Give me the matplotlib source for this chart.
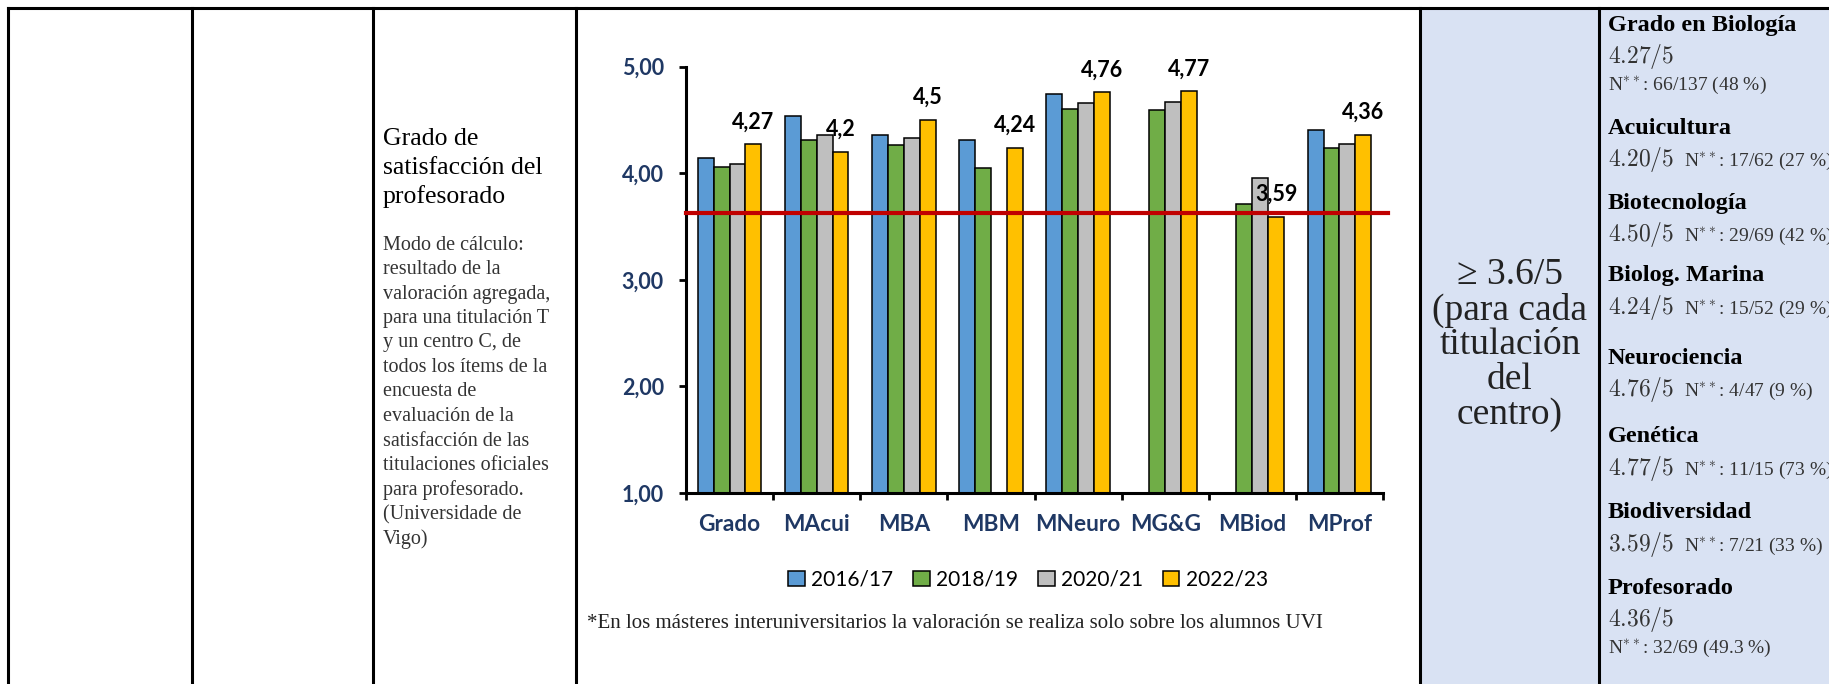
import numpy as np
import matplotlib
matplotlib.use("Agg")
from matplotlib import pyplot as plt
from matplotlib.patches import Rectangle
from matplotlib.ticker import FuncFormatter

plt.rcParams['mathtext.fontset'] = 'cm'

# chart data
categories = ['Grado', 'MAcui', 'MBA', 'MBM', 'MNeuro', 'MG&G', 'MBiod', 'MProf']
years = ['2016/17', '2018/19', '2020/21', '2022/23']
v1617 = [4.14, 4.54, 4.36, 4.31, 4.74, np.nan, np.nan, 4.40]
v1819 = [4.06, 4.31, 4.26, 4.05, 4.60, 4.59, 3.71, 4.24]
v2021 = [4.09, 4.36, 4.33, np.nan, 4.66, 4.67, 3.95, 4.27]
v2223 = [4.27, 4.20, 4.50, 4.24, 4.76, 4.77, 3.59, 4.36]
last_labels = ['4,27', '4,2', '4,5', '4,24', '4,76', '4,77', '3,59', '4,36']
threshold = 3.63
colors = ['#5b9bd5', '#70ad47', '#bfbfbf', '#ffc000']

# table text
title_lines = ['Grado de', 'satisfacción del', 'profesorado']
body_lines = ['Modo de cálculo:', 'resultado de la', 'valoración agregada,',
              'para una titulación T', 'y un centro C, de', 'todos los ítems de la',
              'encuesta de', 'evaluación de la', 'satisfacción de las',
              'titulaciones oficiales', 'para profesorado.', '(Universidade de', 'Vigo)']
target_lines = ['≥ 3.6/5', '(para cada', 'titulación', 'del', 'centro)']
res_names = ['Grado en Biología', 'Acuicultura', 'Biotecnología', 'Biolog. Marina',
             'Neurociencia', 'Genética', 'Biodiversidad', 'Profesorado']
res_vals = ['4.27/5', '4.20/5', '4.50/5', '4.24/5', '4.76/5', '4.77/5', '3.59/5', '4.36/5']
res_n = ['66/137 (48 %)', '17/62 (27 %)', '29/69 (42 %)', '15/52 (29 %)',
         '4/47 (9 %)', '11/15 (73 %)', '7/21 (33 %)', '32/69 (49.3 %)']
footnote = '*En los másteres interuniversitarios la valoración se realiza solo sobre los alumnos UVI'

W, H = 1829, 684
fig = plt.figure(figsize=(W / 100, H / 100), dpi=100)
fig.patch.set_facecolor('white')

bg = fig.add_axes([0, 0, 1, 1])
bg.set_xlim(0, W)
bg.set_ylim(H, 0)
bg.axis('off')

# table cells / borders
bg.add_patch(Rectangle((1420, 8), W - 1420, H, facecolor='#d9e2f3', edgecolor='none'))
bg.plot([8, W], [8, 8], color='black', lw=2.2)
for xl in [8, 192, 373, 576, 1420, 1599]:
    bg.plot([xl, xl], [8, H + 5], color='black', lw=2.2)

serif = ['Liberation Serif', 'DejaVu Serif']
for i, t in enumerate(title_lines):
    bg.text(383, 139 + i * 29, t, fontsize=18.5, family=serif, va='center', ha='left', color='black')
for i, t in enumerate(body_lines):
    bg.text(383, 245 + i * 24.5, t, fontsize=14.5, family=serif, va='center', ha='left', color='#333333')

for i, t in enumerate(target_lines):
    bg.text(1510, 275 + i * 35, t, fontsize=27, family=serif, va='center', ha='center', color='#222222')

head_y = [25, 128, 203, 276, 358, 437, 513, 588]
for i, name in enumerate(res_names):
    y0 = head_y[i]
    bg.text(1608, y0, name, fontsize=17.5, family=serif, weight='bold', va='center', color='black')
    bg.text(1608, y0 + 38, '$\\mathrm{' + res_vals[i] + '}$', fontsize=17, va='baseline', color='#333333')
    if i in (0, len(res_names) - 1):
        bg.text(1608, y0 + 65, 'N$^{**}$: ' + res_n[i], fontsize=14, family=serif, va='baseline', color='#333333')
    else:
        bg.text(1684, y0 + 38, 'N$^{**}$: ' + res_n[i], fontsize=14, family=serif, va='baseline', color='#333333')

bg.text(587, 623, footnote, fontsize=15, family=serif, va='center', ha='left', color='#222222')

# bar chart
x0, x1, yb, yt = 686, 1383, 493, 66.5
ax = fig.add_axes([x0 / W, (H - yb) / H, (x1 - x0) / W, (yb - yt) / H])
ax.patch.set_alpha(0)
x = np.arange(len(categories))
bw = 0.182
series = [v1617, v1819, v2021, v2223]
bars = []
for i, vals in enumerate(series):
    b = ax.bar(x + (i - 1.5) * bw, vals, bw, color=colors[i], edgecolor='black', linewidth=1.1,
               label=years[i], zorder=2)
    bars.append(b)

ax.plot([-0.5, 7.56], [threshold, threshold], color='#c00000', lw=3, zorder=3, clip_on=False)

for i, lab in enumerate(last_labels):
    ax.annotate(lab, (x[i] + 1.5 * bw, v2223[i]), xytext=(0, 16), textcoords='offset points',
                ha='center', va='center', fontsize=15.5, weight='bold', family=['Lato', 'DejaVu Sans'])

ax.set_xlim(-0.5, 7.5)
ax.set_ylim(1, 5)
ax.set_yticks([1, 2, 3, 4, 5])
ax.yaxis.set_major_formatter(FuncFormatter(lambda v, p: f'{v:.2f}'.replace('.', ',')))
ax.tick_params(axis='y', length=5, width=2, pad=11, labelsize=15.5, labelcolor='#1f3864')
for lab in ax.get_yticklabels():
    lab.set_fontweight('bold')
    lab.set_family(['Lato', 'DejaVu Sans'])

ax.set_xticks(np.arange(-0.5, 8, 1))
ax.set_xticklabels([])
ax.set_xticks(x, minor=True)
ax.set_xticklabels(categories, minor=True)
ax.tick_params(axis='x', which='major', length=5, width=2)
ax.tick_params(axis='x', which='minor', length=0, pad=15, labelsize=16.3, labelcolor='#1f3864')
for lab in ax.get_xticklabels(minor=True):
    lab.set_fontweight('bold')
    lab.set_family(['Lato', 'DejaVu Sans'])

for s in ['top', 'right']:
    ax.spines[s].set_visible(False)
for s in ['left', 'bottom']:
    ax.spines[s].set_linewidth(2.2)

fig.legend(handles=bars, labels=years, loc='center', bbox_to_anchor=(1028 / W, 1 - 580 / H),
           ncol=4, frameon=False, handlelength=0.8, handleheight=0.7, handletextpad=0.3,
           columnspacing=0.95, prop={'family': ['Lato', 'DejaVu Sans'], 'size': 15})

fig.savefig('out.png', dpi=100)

**What the task requires**
Quote the data exactly, leaving every image out of the copy.

**Response to the exercise**
Give me the matplotlib source for this chart.
import numpy as np
import matplotlib
matplotlib.use("Agg")
from matplotlib import pyplot as plt
from matplotlib.patches import Rectangle
from matplotlib.ticker import FuncFormatter

plt.rcParams['mathtext.fontset'] = 'cm'

# chart data
categories = ['Grado', 'MAcui', 'MBA', 'MBM', 'MNeuro', 'MG&G', 'MBiod', 'MProf']
years = ['2016/17', '2018/19', '2020/21', '2022/23']
v1617 = [4.14, 4.54, 4.36, 4.31, 4.74, np.nan, np.nan, 4.40]
v1819 = [4.06, 4.31, 4.26, 4.05, 4.60, 4.59, 3.71, 4.24]
v2021 = [4.09, 4.36, 4.33, np.nan, 4.66, 4.67, 3.95, 4.27]
v2223 = [4.27, 4.20, 4.50, 4.24, 4.76, 4.77, 3.59, 4.36]
last_labels = ['4,27', '4,2', '4,5', '4,24', '4,76', '4,77', '3,59', '4,36']
threshold = 3.63
colors = ['#5b9bd5', '#70ad47', '#bfbfbf', '#ffc000']

# table text
title_lines = ['Grado de', 'satisfacción del', 'profesorado']
body_lines = ['Modo de cálculo:', 'resultado de la', 'valoración agregada,',
              'para una titulación T', 'y un centro C, de', 'todos los ítems de la',
              'encuesta de', 'evaluación de la', 'satisfacción de las',
              'titulaciones oficiales', 'para profesorado.', '(Universidade de', 'Vigo)']
target_lines = ['≥ 3.6/5', '(para cada', 'titulación', 'del', 'centro)']
res_names = ['Grado en Biología', 'Acuicultura', 'Biotecnología', 'Biolog. Marina',
             'Neurociencia', 'Genética', 'Biodiversidad', 'Profesorado']
res_vals = ['4.27/5', '4.20/5', '4.50/5', '4.24/5', '4.76/5', '4.77/5', '3.59/5', '4.36/5']
res_n = ['66/137 (48 %)', '17/62 (27 %)', '29/69 (42 %)', '15/52 (29 %)',
         '4/47 (9 %)', '11/15 (73 %)', '7/21 (33 %)', '32/69 (49.3 %)']
footnote = '*En los másteres interuniversitarios la valoración se realiza solo sobre los alumnos UVI'

W, H = 1829, 684
fig = plt.figure(figsize=(W / 100, H / 100), dpi=100)
fig.patch.set_facecolor('white')

bg = fig.add_axes([0, 0, 1, 1])
bg.set_xlim(0, W)
bg.set_ylim(H, 0)
bg.axis('off')

# table cells / borders
bg.add_patch(Rectangle((1420, 8), W - 1420, H, facecolor='#d9e2f3', edgecolor='none'))
bg.plot([8, W], [8, 8], color='black', lw=2.2)
for xl in [8, 192, 373, 576, 1420, 1599]:
    bg.plot([xl, xl], [8, H + 5], color='black', lw=2.2)

serif = ['Liberation Serif', 'DejaVu Serif']
for i, t in enumerate(title_lines):
    bg.text(383, 139 + i * 29, t, fontsize=18.5, family=serif, va='center', ha='left', color='black')
for i, t in enumerate(body_lines):
    bg.text(383, 245 + i * 24.5, t, fontsize=14.5, family=serif, va='center', ha='left', color='#333333')

for i, t in enumerate(target_lines):
    bg.text(1510, 275 + i * 35, t, fontsize=27, family=serif, va='center', ha='center', color='#222222')

head_y = [25, 128, 203, 276, 358, 437, 513, 588]
for i, name in enumerate(res_names):
    y0 = head_y[i]
    bg.text(1608, y0, name, fontsize=17.5, family=serif, weight='bold', va='center', color='black')
    bg.text(1608, y0 + 38, '$\\mathrm{' + res_vals[i] + '}$', fontsize=17, va='baseline', color='#333333')
    if i in (0, len(res_names) - 1):
        bg.text(1608, y0 + 65, 'N$^{**}$: ' + res_n[i], fontsize=14, family=serif, va='baseline', color='#333333')
    else:
        bg.text(1684, y0 + 38, 'N$^{**}$: ' + res_n[i], fontsize=14, family=serif, va='baseline', color='#333333')

bg.text(587, 623, footnote, fontsize=15, family=serif, va='center', ha='left', color='#222222')

# bar chart
x0, x1, yb, yt = 686, 1383, 493, 66.5
ax = fig.add_axes([x0 / W, (H - yb) / H, (x1 - x0) / W, (yb - yt) / H])
ax.patch.set_alpha(0)
x = np.arange(len(categories))
bw = 0.182
series = [v1617, v1819, v2021, v2223]
bars = []
for i, vals in enumerate(series):
    b = ax.bar(x + (i - 1.5) * bw, vals, bw, color=colors[i], edgecolor='black', linewidth=1.1,
               label=years[i], zorder=2)
    bars.append(b)

ax.plot([-0.5, 7.56], [threshold, threshold], color='#c00000', lw=3, zorder=3, clip_on=False)

for i, lab in enumerate(last_labels):
    ax.annotate(lab, (x[i] + 1.5 * bw, v2223[i]), xytext=(0, 16), textcoords='offset points',
                ha='center', va='center', fontsize=15.5, weight='bold', family=['Lato', 'DejaVu Sans'])

ax.set_xlim(-0.5, 7.5)
ax.set_ylim(1, 5)
ax.set_yticks([1, 2, 3, 4, 5])
ax.yaxis.set_major_formatter(FuncFormatter(lambda v, p: f'{v:.2f}'.replace('.', ',')))
ax.tick_params(axis='y', length=5, width=2, pad=11, labelsize=15.5, labelcolor='#1f3864')
for lab in ax.get_yticklabels():
    lab.set_fontweight('bold')
    lab.set_family(['Lato', 'DejaVu Sans'])

ax.set_xticks(np.arange(-0.5, 8, 1))
ax.set_xticklabels([])
ax.set_xticks(x, minor=True)
ax.set_xticklabels(categories, minor=True)
ax.tick_params(axis='x', which='major', length=5, width=2)
ax.tick_params(axis='x', which='minor', length=0, pad=15, labelsize=16.3, labelcolor='#1f3864')
for lab in ax.get_xticklabels(minor=True):
    lab.set_fontweight('bold')
    lab.set_family(['Lato', 'DejaVu Sans'])

for s in ['top', 'right']:
    ax.spines[s].set_visible(False)
for s in ['left', 'bottom']:
    ax.spines[s].set_linewidth(2.2)

fig.legend(handles=bars, labels=years, loc='center', bbox_to_anchor=(1028 / W, 1 - 580 / H),
           ncol=4, frameon=False, handlelength=0.8, handleheight=0.7, handletextpad=0.3,
           columnspacing=0.95, prop={'family': ['Lato', 'DejaVu Sans'], 'size': 15})

fig.savefig('out.png', dpi=100)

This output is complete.